Но, если мы не остановимся на этой вывеске, на заглавии книги, почти откровенно, почти насмешливо обманчивом и успокоительном, если мы вникнем в самое сердце книги — не подымется ли у нас то «язвительное, бунтующее сомнение», которое «вскипает» в душе Раскольникова в последнюю минуту, когда уже идет он «каяться». «Да так ли, так ли все это?» — и по мере того, как мы пристальнее будем всматриваться не только в книгу, но и в то, что за нею, сомнение это будет расти и перейдет, наконец, в недоумение, изумление о том, какова должна быть беспечность мысли и совести современных читателей, чтобы так обмануться, чтобы попасть в такую преднамеренно, кажется, не скрытую, не хитрую ловушку?

Раскольников исполнил завет Сони Мармеладовой или, по крайней мере, одну часть этого завета: «Поди на перекресток, поклонись народу, поцелуй землю, потому что ты и перед ней согрешил, и скажи всему миру вслух: „Я убийца!“» Он действительно «стал на колени среди площади, поклонился до земли и поцеловал эту грязную землю». Его приняли за пьяного, стали над ним смеяться.
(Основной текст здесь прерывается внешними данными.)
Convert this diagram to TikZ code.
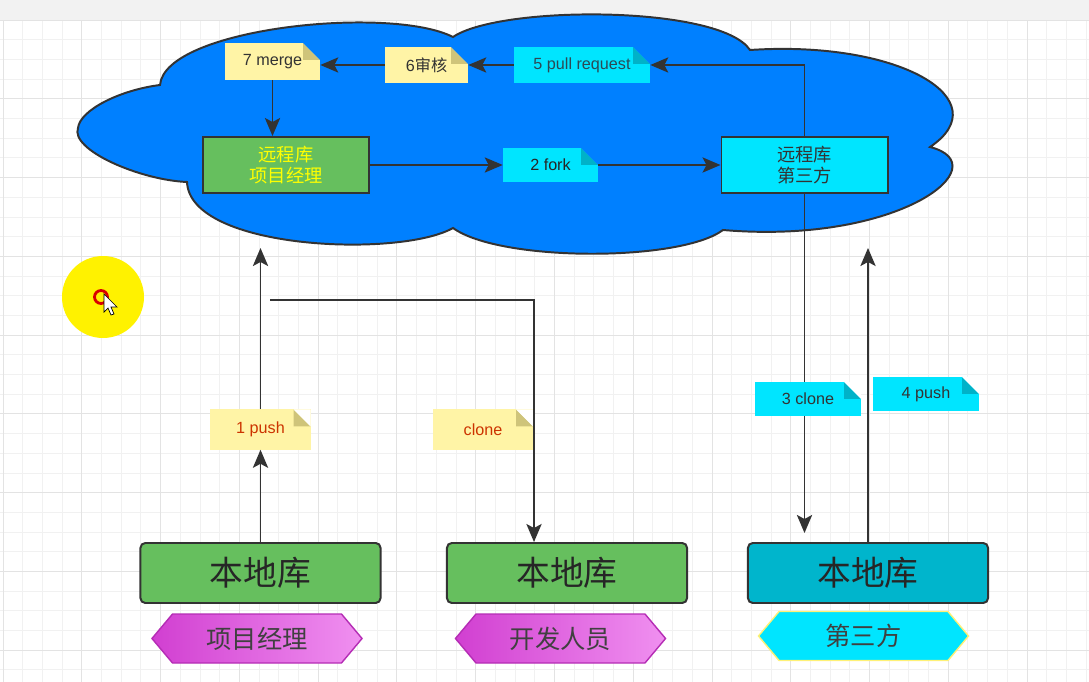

И вот самое слово раскаяния, самое признание вины, завещанное Соней: «Я убийца!» — «может быть, — замечает Достоевский, — готовившееся слететь у него с языка, так и не слетело, так и замерло в нем». Все внешнее исполнено, а внутреннее, то есть самое важное, не совершилось, остановилось поперек горла, «замерло», умерло, потухло в нем. Есть покаяние, нет раскаяния. Что же собственно произошло в Раскольникове? Что он думал и чувствовал, стоя на коленях среди площади, если он вообще что-нибудь думал и чувствовал, во время этого «припадка», как опять-таки выражается сам Достоевский? Не пронизало ли душу его последнее сомнение, более страшное, «язвительное и бунтующее», чем все его прежние сомнения: «Да так ли, так ли все это?» Мы, впрочем, увидим впоследствии, что именно значило и чего стоило в собственных глазах его это «покаяние» или этот «припадок». Но что бы он тогда ни думал и ни чувствовал, предшествующие думы и чувства его слишком ясны, слишком неотразимы, чтобы не принять их в расчет при окончательной оценке самого «покаяния».